▶ _INFORMATION SHOWN_:
□ □ □ □ □ □ □
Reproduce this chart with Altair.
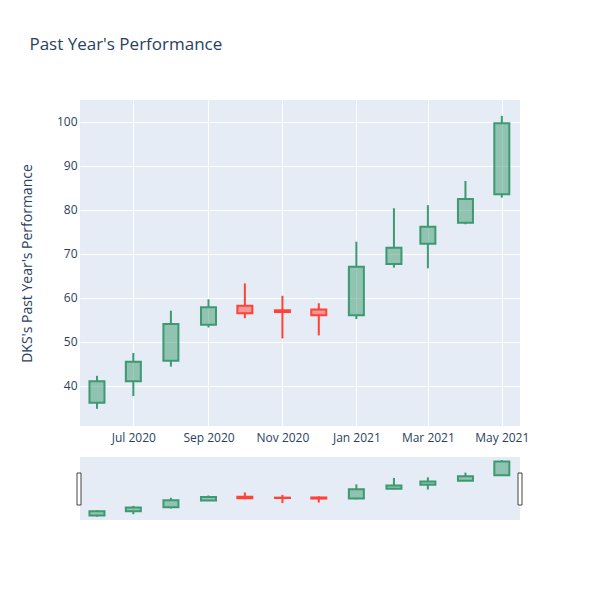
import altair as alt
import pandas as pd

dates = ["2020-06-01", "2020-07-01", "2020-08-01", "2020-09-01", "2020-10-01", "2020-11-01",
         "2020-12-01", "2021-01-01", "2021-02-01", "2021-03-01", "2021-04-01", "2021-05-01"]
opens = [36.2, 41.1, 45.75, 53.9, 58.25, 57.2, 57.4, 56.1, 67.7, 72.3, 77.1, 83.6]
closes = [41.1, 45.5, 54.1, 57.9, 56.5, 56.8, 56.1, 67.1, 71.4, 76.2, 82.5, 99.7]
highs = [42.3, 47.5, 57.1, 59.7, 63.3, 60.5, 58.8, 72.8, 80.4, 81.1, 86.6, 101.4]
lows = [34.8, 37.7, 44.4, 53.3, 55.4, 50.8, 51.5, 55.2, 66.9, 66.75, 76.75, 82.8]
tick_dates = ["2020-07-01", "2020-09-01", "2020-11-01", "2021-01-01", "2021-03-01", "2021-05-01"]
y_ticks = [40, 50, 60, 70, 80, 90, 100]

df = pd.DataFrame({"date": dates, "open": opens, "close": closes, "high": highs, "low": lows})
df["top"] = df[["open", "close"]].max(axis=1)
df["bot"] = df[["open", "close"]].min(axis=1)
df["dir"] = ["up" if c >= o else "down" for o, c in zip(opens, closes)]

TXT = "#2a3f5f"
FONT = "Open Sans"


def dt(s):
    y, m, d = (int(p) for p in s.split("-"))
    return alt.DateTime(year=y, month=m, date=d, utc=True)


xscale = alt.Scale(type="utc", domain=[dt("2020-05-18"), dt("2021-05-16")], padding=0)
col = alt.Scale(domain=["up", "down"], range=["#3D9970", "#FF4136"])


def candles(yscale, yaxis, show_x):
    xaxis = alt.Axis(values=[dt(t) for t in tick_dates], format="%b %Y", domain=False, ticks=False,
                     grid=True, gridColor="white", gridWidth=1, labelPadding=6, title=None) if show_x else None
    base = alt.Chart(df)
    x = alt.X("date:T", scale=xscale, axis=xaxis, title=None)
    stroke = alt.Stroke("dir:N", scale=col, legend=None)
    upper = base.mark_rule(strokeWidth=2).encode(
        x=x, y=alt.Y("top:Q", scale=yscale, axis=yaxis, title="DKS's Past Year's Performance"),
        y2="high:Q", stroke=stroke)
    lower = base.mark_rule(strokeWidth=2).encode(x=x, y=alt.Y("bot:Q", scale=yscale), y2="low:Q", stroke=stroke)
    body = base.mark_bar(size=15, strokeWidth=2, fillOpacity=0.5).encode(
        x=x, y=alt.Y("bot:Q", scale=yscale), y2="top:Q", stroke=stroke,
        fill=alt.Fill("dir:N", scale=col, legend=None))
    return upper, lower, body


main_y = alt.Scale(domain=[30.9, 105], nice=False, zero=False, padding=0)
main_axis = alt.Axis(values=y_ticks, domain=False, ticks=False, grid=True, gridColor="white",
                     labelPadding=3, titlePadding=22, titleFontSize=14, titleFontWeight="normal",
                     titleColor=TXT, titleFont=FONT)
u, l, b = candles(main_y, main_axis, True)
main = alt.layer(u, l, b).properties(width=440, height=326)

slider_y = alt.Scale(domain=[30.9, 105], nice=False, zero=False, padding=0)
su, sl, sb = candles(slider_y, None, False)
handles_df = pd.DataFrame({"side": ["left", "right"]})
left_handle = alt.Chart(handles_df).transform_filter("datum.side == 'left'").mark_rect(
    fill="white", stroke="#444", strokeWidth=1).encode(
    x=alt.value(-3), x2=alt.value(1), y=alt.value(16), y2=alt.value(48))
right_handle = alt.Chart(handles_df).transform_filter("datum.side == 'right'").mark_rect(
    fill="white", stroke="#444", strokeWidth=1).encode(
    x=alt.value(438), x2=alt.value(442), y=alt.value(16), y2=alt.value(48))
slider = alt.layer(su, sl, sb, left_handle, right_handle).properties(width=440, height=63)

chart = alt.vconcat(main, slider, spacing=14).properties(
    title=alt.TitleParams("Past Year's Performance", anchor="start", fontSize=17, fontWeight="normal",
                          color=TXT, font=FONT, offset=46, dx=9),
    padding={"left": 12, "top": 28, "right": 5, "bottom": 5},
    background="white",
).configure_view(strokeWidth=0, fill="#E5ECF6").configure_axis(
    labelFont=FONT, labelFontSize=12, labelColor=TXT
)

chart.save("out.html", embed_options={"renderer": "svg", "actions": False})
□ □ □ □ □ □ □
▶ _PROMPT_:
Write out the lines from the start of the material to the line with "return alt.DateTime(year=y, month=m, date=d, utc=True)", inclusive and exactly. Skip the pictures.

▶ _COMPLETED EXERCISE_:
Reproduce this chart with Altair.
import altair as alt
import pandas as pd

dates = ["2020-06-01", "2020-07-01", "2020-08-01", "2020-09-01", "2020-10-01", "2020-11-01",
         "2020-12-01", "2021-01-01", "2021-02-01", "2021-03-01", "2021-04-01", "2021-05-01"]
opens = [36.2, 41.1, 45.75, 53.9, 58.25, 57.2, 57.4, 56.1, 67.7, 72.3, 77.1, 83.6]
closes = [41.1, 45.5, 54.1, 57.9, 56.5, 56.8, 56.1, 67.1, 71.4, 76.2, 82.5, 99.7]
highs = [42.3, 47.5, 57.1, 59.7, 63.3, 60.5, 58.8, 72.8, 80.4, 81.1, 86.6, 101.4]
lows = [34.8, 37.7, 44.4, 53.3, 55.4, 50.8, 51.5, 55.2, 66.9, 66.75, 76.75, 82.8]
tick_dates = ["2020-07-01", "2020-09-01", "2020-11-01", "2021-01-01", "2021-03-01", "2021-05-01"]
y_ticks = [40, 50, 60, 70, 80, 90, 100]

df = pd.DataFrame({"date": dates, "open": opens, "close": closes, "high": highs, "low": lows})
df["top"] = df[["open", "close"]].max(axis=1)
df["bot"] = df[["open", "close"]].min(axis=1)
df["dir"] = ["up" if c >= o else "down" for o, c in zip(opens, closes)]

TXT = "#2a3f5f"
FONT = "Open Sans"


def dt(s):
    y, m, d = (int(p) for p in s.split("-"))
    return alt.DateTime(year=y, month=m, date=d, utc=True)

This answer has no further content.